YANGON, 5 May 2014 (IRIN) - Six years after Cyclone Nargis devastated large parts of southern Myanmar, experts say the country is making progress in improving its storm early warning system.
“Learning from the bitter experience of Cyclone Nargis, the government and the communities have become [better] prepared for a disaster, especially a cyclone for which extreme weather forecasts or early warning can be provided,” Toily Kurbanov, country director of UN Development Programme (UNDP), told IRIN.
According to the government, more than 2 million people were affected by the category-4 storm (category 5 is the worst), which swept across Myanmar’s low-lying Ayeyarwady Delta and parts of Yangon Division on 2 and 3 May 2008, killing close to 140,000 and destroying or damaging more than 700,000 homes.
Myanmar’s meteorology department started to send out warnings six days before the storm struck, based on information from the World Meteorological Organization. However, many residents were taken completely by surprise as authorities lacked radar to predict the high tidal waves that resulted in most of the fatalities.
Experts and authorities cite improved weather forecasting and message dissemination as the primary factors behind the progress.
“Everything in that process has been improved,” Than Than Myint, a project associate for the Asian Disaster Preparedness Centre (ADPC), agreed. “Improvement has been made in the forecasting, detection, and community preparedness, as well as early warning message generation and dissemination,” she explained, a sentiment echoed by residents on the ground.
“We never guessed that the storm would affect us like that or how powerful it could be,” Yee Pyone, 45, in the coastal village of Thagyar Hin Oh, home to some 650 residents in Dadaye Township, one of the worst affected areas by Nargis. “Now we feel better prepared.”
Although villagers in places like Thagyar Hin Oh had been warned of the storm one day earlier, many had failed to act as they did not understand its strength or lacked confidence in the reliability of the warning. When the storm struck, it was too late and 58 residents lost their lives.
“We didn’t trust the weather forecast. It had been wrong before,” Kyaw Sann, another cyclone survivor recalled. “We failed to prepare, which cost us some very painful lessons.”
Today, the government has been working to improve its early warning capacity through the country’s Department of Meteorology and Hydrology (DMH), whose primary responsibility is to provide early warning to the higher authorities, local government, and disaster risk reduction agencies, media, international NGOs, Myanmar NGOs and the general public.
Earlier this year, Myanmar received US$40 million from Japan to establish three weather radar stations in Yangon, Mandalay and Kyaukpyu (a major town in Rakhine State, in western Myanmar) as well as 30 automatic weather observation stations across the country by 2017.
"There have been improvements at the DMH since Cyclone Nargis. It’ll be much better when we have three radar stations operational,” Tun Lwin, former director of the Department of Meteorology and Hydrology (DMH), said, citing a much more proactive approach by the government.

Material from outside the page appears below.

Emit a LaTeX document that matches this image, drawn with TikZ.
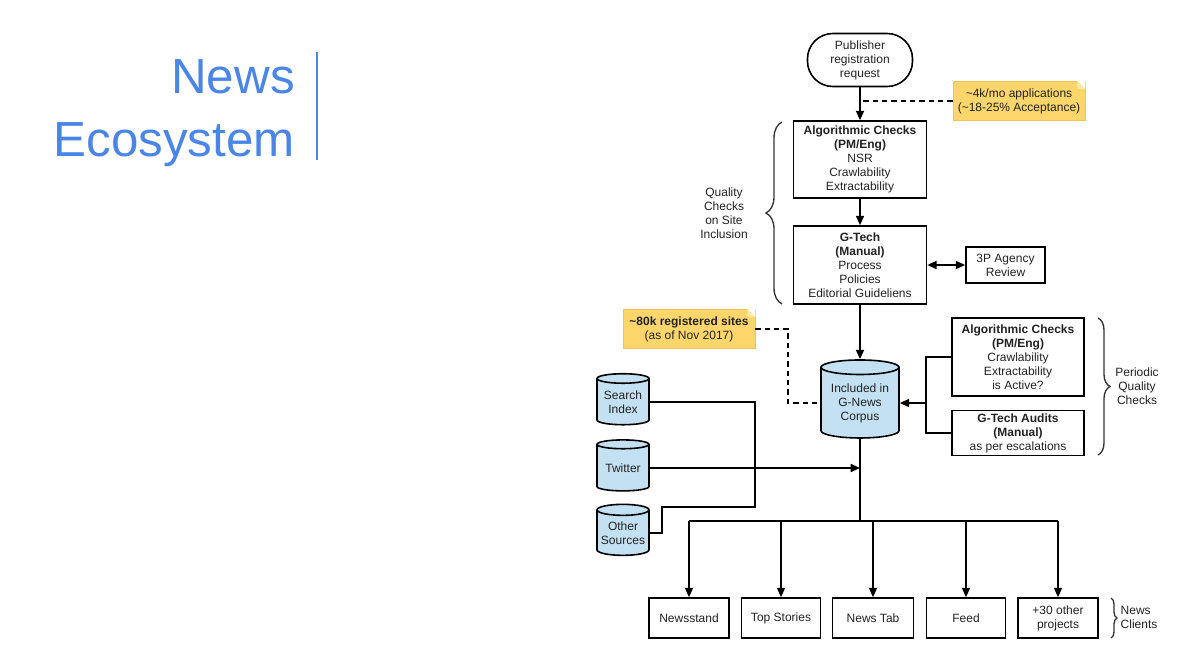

When Nargis struck there was only one radar station in the country which had not been operational since 1997.
"A change of government helped DMH to make improvements. In my time, there were barriers. I had submitted several proposals to upgrade equipment of DMH. But the then government didn't consider them seriously.”
Although Myanmar had an early warning system in place at the time of Nargis, it did not work properly and was slow in disseminating information that the military government might deem sensitive or result in panic, he explained.
Today’s early warning system now links the DMH with each region, state, township, and district level via phone or fax (In 2012, only 3 percent of the population had a mobile phone), while from the township to village tract level, storm warnings are passed on either by phone or an officer dispatched to the area, with the village authorities making announcements on public loudspeakers.
“It’s hard to tell with 100 percent certainty, but one thing is certain that we should not expect the same level of fatalities seen after Cyclone Nargis,” Peeranan Towashiraporn, director of the ADPC, said.
At the same time, weather warnings are now being more actively broadcast through radio or TV - something that is already paying dividends.
When Cyclone Giri, another category-4 storm, struck Myanmar’s western Rakhine State in October 2010, triggering storms, heavy rains and huge tidal surges in coastal areas, the death toll (45) was only a fraction of that experienced during Nargis, partly the result of better early warning, including dissemination by the media, along with prompt actions by authorities and the Red Cross in moving people away from high risk areas, aid agencies say.
According to the UN, when Giri struck, communities were more resilient, and authorities had partnerships in place which allowed them to respond more effectively. In 2013, the Burmese government’s overall preparedness for Tropical Storm Mahasen was also positive.